Consider a concave mirror and a convex lens (refractive index=1.5) of focal length 10 cm each, separated by a distance of 50 cm in air (refractive index = 1) as shown in the figure. An object is placed at a distance of 15 cm from the mirror. Its erect image formed by this combination has magnification $M_1.$ When the set-up is kept in a medium of refractive index $\frac{7}{6},$ the magnification becomes $M_2.$ The magnitude $\left|\frac{M_2}{M_1}\right|$ is 

There is no effect on magnification of mirror due to change in medium
For mirror,  $\frac{1}{v}+\frac{1}{u}=\frac{1}{f}\Rightarrow \frac{1}{v}=\frac{1}{f}-\frac{1}{u}=\frac{1}{-10}+\frac{1}{15}$ 
So image due to mirror will form at a distance of 30 cm from the mirror in front of it.

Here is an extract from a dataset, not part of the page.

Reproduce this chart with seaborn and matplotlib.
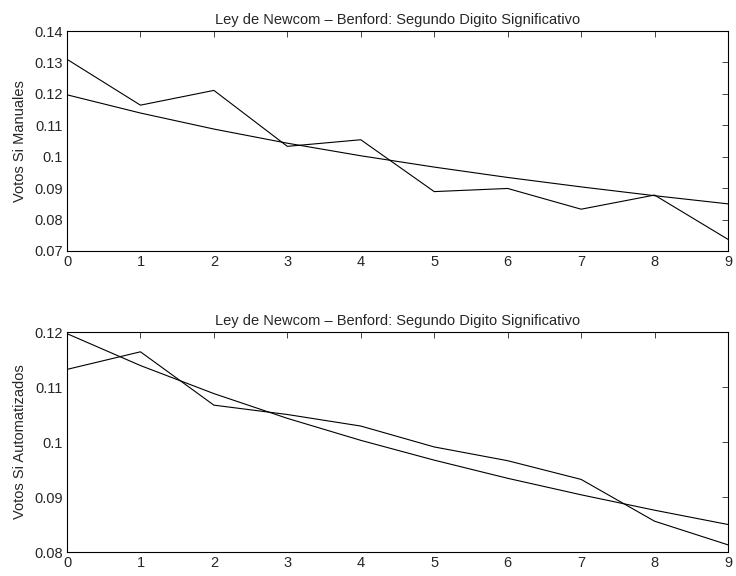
import numpy as np
import pandas as pd
import matplotlib
matplotlib.use("Agg")
import matplotlib.pyplot as plt
import seaborn as sns

sns.set_theme(style="white")
plt.rcParams['font.family'] = ['Liberation Sans', 'DejaVu Sans']
plt.rcParams['xtick.direction'] = 'in'
plt.rcParams['ytick.direction'] = 'in'

digitos = list(range(10))
# Ley de Benford, segundo digito
benford = [0.1197, 0.1139, 0.1088, 0.1043, 0.1003, 0.0967, 0.0934, 0.0904, 0.0876, 0.0850]
votos_manuales = [0.1310, 0.1164, 0.1211, 0.1033, 0.1054, 0.0889, 0.0899, 0.0833, 0.0878, 0.0737]
votos_automatizados = [0.1132, 0.1164, 0.1067, 0.1050, 0.1029, 0.0991, 0.0966, 0.0932, 0.0856, 0.0813]

titulo = "Ley de Newcom \u2013 Benford: Segundo Digito Significativo"

fig = plt.figure(figsize=(7.36, 5.76), dpi=100)
ax1 = fig.add_axes([67/736, 1 - 251/576, 661/736, 220/576])
ax2 = fig.add_axes([67/736, 1 - 552/576, 661/736, 220/576])

paneles = [
    (ax1, votos_manuales, "Votos Si Manuales", (0.07, 0.14), np.arange(0.07, 0.1401, 0.01)),
    (ax2, votos_automatizados, "Votos Si Automatizados", (0.08, 0.12), np.arange(0.08, 0.1201, 0.01)),
]

for ax, obs, etiqueta, ylim, yticks in paneles:
    df = pd.DataFrame({"digito": digitos, "obs": obs, "benford": benford})
    sns.lineplot(data=df, x="digito", y="obs", ax=ax, color="black", linewidth=0.8)
    sns.lineplot(data=df, x="digito", y="benford", ax=ax, color="black", linewidth=0.8)
    ax.set_xlim(0, 9)
    ax.set_ylim(*ylim)
    ax.set_xticks(digitos)
    ax.set_yticks(yticks)
    ax.set_yticklabels([f"{v:.2f}".rstrip("0") if f"{v:.2f}".endswith("0") else f"{v:.2f}" for v in yticks])
    ax.tick_params(axis="both", labelsize=10.5, length=4, width=0.6, top=True, right=True, pad=3)
    ax.set_xlabel("")
    ax.set_ylabel(etiqueta, fontsize=10.5, labelpad=5)
    ax.set_title(titulo, fontsize=10.5, pad=5)
    for s in ax.spines.values():
        s.set_color("black")
        s.set_linewidth(0.8)

fig.savefig("out.png", dpi=100)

So distance of object from the lens $=50-30=20cm$  
In first case, the object is at a distance of $2f$ from lens. So magnification will be 1
In second case, $\frac{1}{f\text{'}}=(\mu \text{'}-1)x$  
But $\frac{1}{f}=(\mu -1)x\Rightarrow f\text{'}=\left(\frac{\mu -1}{\mu \text{'}-1}\right)f=\frac{70}{4}cm$ 
So magnification $=\frac{f\text{'}}{f\text{'}+u}=7$  
So ratio $\frac{M_2}{M_1}=\frac{7\times \text{\hspace{0.17em}\hspace{0.17em}Magnification\hspace{0.17em}of\hspace{0.17em}mirror}}{1\times \text{\hspace{0.17em}\hspace{0.17em}Magnification\hspace{0.17em}of\hspace{0.17em}mirror}}=7$